[BEGIN Provided entries]

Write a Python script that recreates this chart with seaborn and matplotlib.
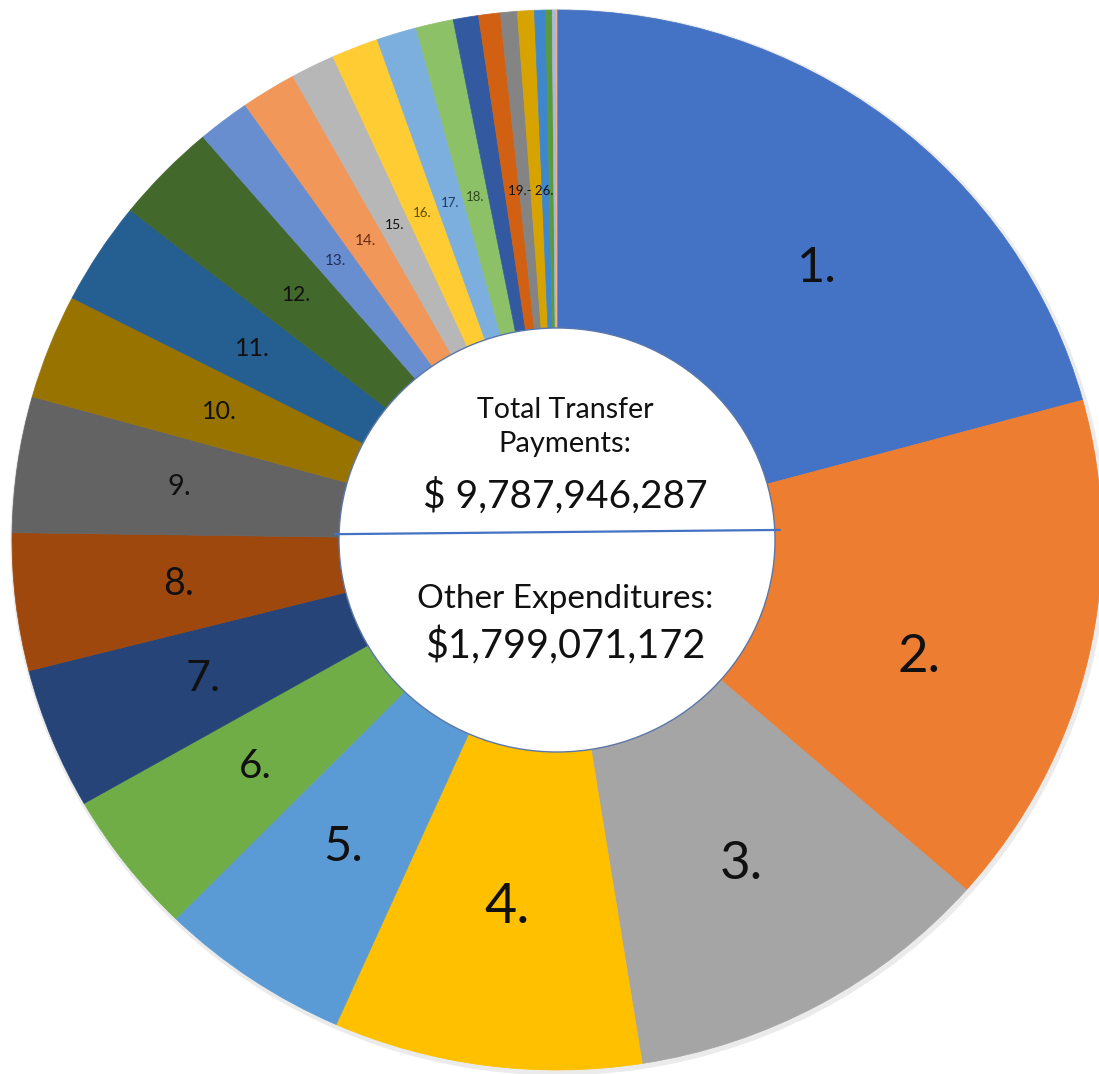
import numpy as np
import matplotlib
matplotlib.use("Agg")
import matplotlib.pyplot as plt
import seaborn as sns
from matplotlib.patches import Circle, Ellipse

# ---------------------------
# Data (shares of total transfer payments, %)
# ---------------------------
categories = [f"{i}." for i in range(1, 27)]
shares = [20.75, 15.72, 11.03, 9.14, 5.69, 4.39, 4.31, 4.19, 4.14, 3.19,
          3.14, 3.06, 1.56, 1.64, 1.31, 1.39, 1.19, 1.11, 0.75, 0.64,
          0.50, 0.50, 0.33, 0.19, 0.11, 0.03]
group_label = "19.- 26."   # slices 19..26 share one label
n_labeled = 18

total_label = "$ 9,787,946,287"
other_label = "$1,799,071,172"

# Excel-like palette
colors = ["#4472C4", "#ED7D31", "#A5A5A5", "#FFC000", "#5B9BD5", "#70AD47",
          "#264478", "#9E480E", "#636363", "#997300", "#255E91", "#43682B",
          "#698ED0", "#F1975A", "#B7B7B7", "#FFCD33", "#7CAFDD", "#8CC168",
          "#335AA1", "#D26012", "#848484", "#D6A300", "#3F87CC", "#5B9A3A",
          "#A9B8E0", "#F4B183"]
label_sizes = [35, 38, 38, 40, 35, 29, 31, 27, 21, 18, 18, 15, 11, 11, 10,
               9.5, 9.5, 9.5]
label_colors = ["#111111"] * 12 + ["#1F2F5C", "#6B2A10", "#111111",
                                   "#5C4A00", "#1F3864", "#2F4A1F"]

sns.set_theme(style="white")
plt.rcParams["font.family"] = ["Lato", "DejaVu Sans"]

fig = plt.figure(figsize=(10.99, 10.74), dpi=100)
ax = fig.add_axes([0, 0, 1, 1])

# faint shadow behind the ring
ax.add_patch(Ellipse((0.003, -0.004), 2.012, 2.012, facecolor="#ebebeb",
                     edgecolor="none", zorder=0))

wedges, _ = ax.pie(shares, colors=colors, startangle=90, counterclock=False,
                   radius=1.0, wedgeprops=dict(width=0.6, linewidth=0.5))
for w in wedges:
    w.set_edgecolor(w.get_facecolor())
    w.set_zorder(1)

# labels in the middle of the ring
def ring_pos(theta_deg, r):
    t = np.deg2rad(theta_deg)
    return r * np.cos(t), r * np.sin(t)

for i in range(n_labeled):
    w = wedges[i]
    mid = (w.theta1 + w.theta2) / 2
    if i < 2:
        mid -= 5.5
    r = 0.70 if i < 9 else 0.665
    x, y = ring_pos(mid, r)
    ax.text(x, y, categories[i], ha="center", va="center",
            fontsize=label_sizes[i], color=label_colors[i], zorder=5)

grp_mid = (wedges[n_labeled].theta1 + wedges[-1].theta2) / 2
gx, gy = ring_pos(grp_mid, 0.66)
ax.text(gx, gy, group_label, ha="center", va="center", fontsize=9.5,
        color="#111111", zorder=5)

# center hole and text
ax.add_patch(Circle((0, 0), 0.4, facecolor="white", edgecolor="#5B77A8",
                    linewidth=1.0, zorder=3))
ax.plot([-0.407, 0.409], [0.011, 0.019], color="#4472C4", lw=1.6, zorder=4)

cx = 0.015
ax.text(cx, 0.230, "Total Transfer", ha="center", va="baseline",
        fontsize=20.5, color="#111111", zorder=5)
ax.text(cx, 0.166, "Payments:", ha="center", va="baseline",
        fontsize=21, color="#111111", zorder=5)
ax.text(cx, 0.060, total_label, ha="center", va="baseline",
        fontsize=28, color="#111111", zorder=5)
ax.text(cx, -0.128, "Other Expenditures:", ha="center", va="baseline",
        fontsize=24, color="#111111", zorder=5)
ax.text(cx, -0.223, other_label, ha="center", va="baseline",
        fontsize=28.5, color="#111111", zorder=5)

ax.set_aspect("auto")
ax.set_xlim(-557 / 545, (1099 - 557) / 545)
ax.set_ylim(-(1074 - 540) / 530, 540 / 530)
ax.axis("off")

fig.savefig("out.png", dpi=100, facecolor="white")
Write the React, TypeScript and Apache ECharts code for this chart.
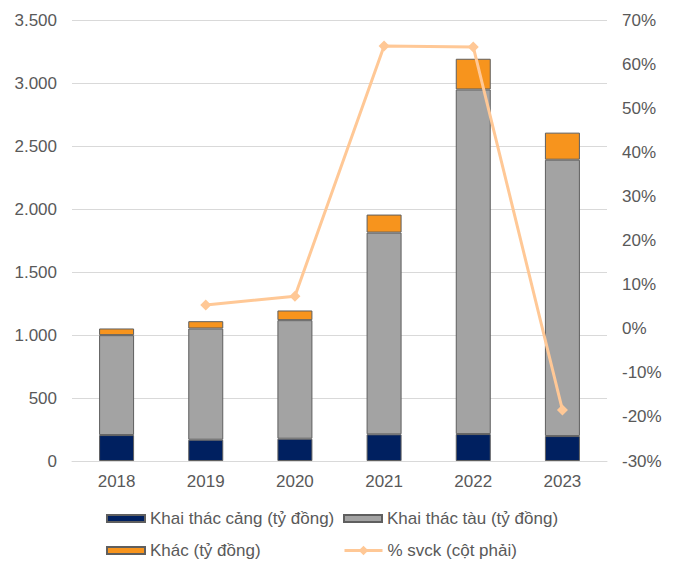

[END Provided entries]

Exercise prompt:
Give all the entries again exactly, dropping each picture.

Solution for this task:
Write a Python script that recreates this chart with seaborn and matplotlib.
import numpy as np
import matplotlib
matplotlib.use("Agg")
import matplotlib.pyplot as plt
import seaborn as sns
from matplotlib.patches import Circle, Ellipse

# ---------------------------
# Data (shares of total transfer payments, %)
# ---------------------------
categories = [f"{i}." for i in range(1, 27)]
shares = [20.75, 15.72, 11.03, 9.14, 5.69, 4.39, 4.31, 4.19, 4.14, 3.19,
          3.14, 3.06, 1.56, 1.64, 1.31, 1.39, 1.19, 1.11, 0.75, 0.64,
          0.50, 0.50, 0.33, 0.19, 0.11, 0.03]
group_label = "19.- 26."   # slices 19..26 share one label
n_labeled = 18

total_label = "$ 9,787,946,287"
other_label = "$1,799,071,172"

# Excel-like palette
colors = ["#4472C4", "#ED7D31", "#A5A5A5", "#FFC000", "#5B9BD5", "#70AD47",
          "#264478", "#9E480E", "#636363", "#997300", "#255E91", "#43682B",
          "#698ED0", "#F1975A", "#B7B7B7", "#FFCD33", "#7CAFDD", "#8CC168",
          "#335AA1", "#D26012", "#848484", "#D6A300", "#3F87CC", "#5B9A3A",
          "#A9B8E0", "#F4B183"]
label_sizes = [35, 38, 38, 40, 35, 29, 31, 27, 21, 18, 18, 15, 11, 11, 10,
               9.5, 9.5, 9.5]
label_colors = ["#111111"] * 12 + ["#1F2F5C", "#6B2A10", "#111111",
                                   "#5C4A00", "#1F3864", "#2F4A1F"]

sns.set_theme(style="white")
plt.rcParams["font.family"] = ["Lato", "DejaVu Sans"]

fig = plt.figure(figsize=(10.99, 10.74), dpi=100)
ax = fig.add_axes([0, 0, 1, 1])

# faint shadow behind the ring
ax.add_patch(Ellipse((0.003, -0.004), 2.012, 2.012, facecolor="#ebebeb",
                     edgecolor="none", zorder=0))

wedges, _ = ax.pie(shares, colors=colors, startangle=90, counterclock=False,
                   radius=1.0, wedgeprops=dict(width=0.6, linewidth=0.5))
for w in wedges:
    w.set_edgecolor(w.get_facecolor())
    w.set_zorder(1)

# labels in the middle of the ring
def ring_pos(theta_deg, r):
    t = np.deg2rad(theta_deg)
    return r * np.cos(t), r * np.sin(t)

for i in range(n_labeled):
    w = wedges[i]
    mid = (w.theta1 + w.theta2) / 2
    if i < 2:
        mid -= 5.5
    r = 0.70 if i < 9 else 0.665
    x, y = ring_pos(mid, r)
    ax.text(x, y, categories[i], ha="center", va="center",
            fontsize=label_sizes[i], color=label_colors[i], zorder=5)

grp_mid = (wedges[n_labeled].theta1 + wedges[-1].theta2) / 2
gx, gy = ring_pos(grp_mid, 0.66)
ax.text(gx, gy, group_label, ha="center", va="center", fontsize=9.5,
        color="#111111", zorder=5)

# center hole and text
ax.add_patch(Circle((0, 0), 0.4, facecolor="white", edgecolor="#5B77A8",
                    linewidth=1.0, zorder=3))
ax.plot([-0.407, 0.409], [0.011, 0.019], color="#4472C4", lw=1.6, zorder=4)

cx = 0.015
ax.text(cx, 0.230, "Total Transfer", ha="center", va="baseline",
        fontsize=20.5, color="#111111", zorder=5)
ax.text(cx, 0.166, "Payments:", ha="center", va="baseline",
        fontsize=21, color="#111111", zorder=5)
ax.text(cx, 0.060, total_label, ha="center", va="baseline",
        fontsize=28, color="#111111", zorder=5)
ax.text(cx, -0.128, "Other Expenditures:", ha="center", va="baseline",
        fontsize=24, color="#111111", zorder=5)
ax.text(cx, -0.223, other_label, ha="center", va="baseline",
        fontsize=28.5, color="#111111", zorder=5)

ax.set_aspect("auto")
ax.set_xlim(-557 / 545, (1099 - 557) / 545)
ax.set_ylim(-(1074 - 540) / 530, 540 / 530)
ax.axis("off")

fig.savefig("out.png", dpi=100, facecolor="white")
Write the React, TypeScript and Apache ECharts code for this chart.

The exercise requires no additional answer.